Will you please link to some well-informed explanation of what each index and subindex means in that Philly Fed report?

That comment in "Idiot Parade (Philly Fed Index)" at The Market Ticker about the prices paid subindex
("Prices paid up. By 50%. That's not good - what does that do to margins? Only two choices there, right? Pass it through or eat it.")
seems based on a misunderstanding of what the "prices paid" subindex actually means.

It does NOT mean that prices paid rose 49% (10.0 -> 14.9) from one month to the next, as the idiot (Karl Denninger) at The Market Ticker seems to indicate. Is Denninger often so careless?

In fact, IT DOES NOT EVEN MEAN THAT THE AVERAGE PRICES PAID BY MANUFACTURERS ROSE AT ALL!!
(But there's probably a high correlation.)

Shouldn't the idea of a 49% increase in prices in just one month ring some interpretation-validity alarm bell?

Going back to the actual publication (http://www.philadelphiafed.org/resea...09/bos0909.pdf), we find that the monthly Philadelphia Fed survey is a poll (like a Gallup Poll) of opinions and expectations, not a measurement of objective numbers. The "prices paid" subindex is NOT some arithmetical average of prices.
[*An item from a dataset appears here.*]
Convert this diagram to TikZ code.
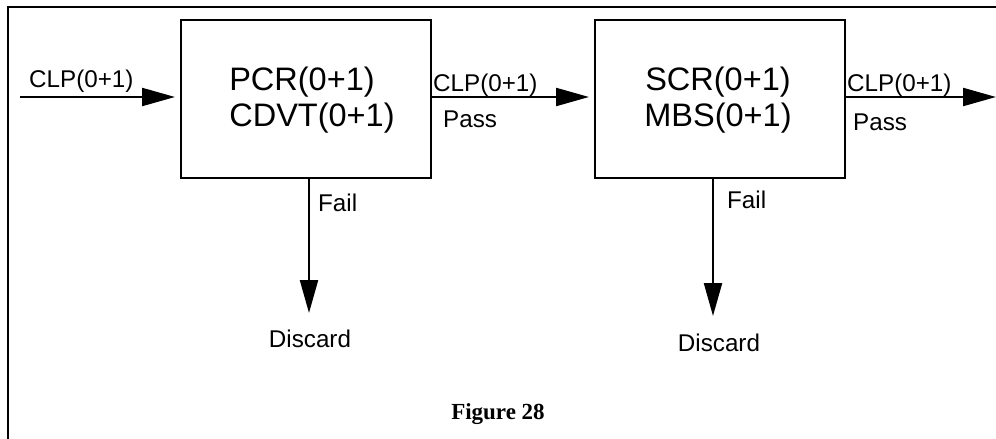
\documentclass[tikz,border=0pt]{standalone}
\usepackage{fontspec}
\setmainfont{Liberation Sans}
\newfontfamily\capfont{Liberation Serif}
\usetikzlibrary{arrows.meta}
\tikzset{
  x=1pt, y=-1pt,
  stage/.style={draw, line width=1.8pt, minimum width=250pt, minimum height=158pt,
    anchor=north west, inner sep=0pt},
  stagetext/.style={anchor=base, inner sep=0pt, font=\fontsize{32.5}{38}\selectfont},
  flow/.style={line width=2.2pt, shorten >=5pt, -{Triangle[length=33pt, width=18pt]}},
  lbl/.style={anchor=base west, inner sep=0pt, font=\fontsize{24.2}{28}\selectfont},
}
\begin{document}
\begin{tikzpicture}
\useasboundingbox (0,0) rectangle (996,439);
% frame (left and top edges)
\draw[line width=2.4pt] (8,439) -- (8,7) -- (996,7);

% stages
\node[stage] (s1) at (180,19) {};
\node[stage] (s2) at (594,19) {};
\node[stagetext] (s1a) at (302,90) {PCR(0+1)};
\node[stagetext] (s1b) at (312,126) {CDVT(0+1)};
\node[stagetext] (s2a) at (718,90) {SCR(0+1)};
\node[stagetext] (s2b) at (718,126) {MBS(0+1)};

% endpoints
\coordinate (in) at (20,97);
\coordinate (out) at (1001,97);
\node[lbl, anchor=base] (d1) at (310,347) {Discard};
\node[lbl, anchor=base] (d2) at (719,351) {Discard};

% flows
\draw[flow] (in) -- (s1.west |- in);
\draw[flow] (s1.east |- in) -- (s2.west |- in);
\draw[flow] (s2.east |- in) -- (out);
\draw[flow, shorten >=0pt] (s1.south -| 309,0) -- (309,313) coordinate (f1);
\draw[flow, shorten >=0pt] (s2.south -| 713,0) -- (713,316) coordinate (f2);

% labels
\node[lbl] (l1) at (29,87) {CLP(0+1)};
\node[lbl] (l2) at (433,91) {CLP(0+1)};
\node[lbl] (l3) at (847,91) {CLP(0+1)};
\node[lbl] (p1) at (443,127) {Pass};
\node[lbl] (p2) at (853,130) {Pass};
\node[lbl] (fa1) at (318,211) {Fail};
\node[lbl] (fa2) at (727,208) {Fail};

\node[anchor=base, inner sep=0pt, font=\capfont\bfseries\fontsize{23}{26}\selectfont] (cap) at (498,419) {Figure 28};
\end{tikzpicture}
\end{document}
It's a little bit like the election-night surveys of people exiting polling stations -- the figures are what people SAY they did, NOT the actual vote tallies of an election.

What the Philly Fed does is ask a sample of manufacturing businesses whether the prices they paid for their raw materials (actually, "purchased inputs") rose, fell or stayed the same last month compared to the month before that. Then they subtract the percentage of respondents who answered "fell" from the percentage of respondents who answered "rose", ignoring those who answered "stayed the same", and publish that figure as the Prices Paid Diffusion Index.

The current report shows that 24 percent said that their prices paid for "purchased inputs" increased, and 9.1 percent said they decreased.

24.0 - 9.1 = 14.9, and that's the Prices Paid subindex figure.

That's all it means.

Perhaps prices paid rose an average of 10% for 24% of respondents, but prices paid fell an average of 40% for 9.1% of respondents.

Or maybe the 24% of respondents had total "purchased inputs" of $1 billion, at higher prices, while the 9.1% of respondents had total "purchased inputs" of $56 billion, at lower prices.

Or maybe some respondents were lying.

- - -

BTW, the -18.1 figure for inventories is a bullish figure, not a bearish one, even if it is just what people are saying.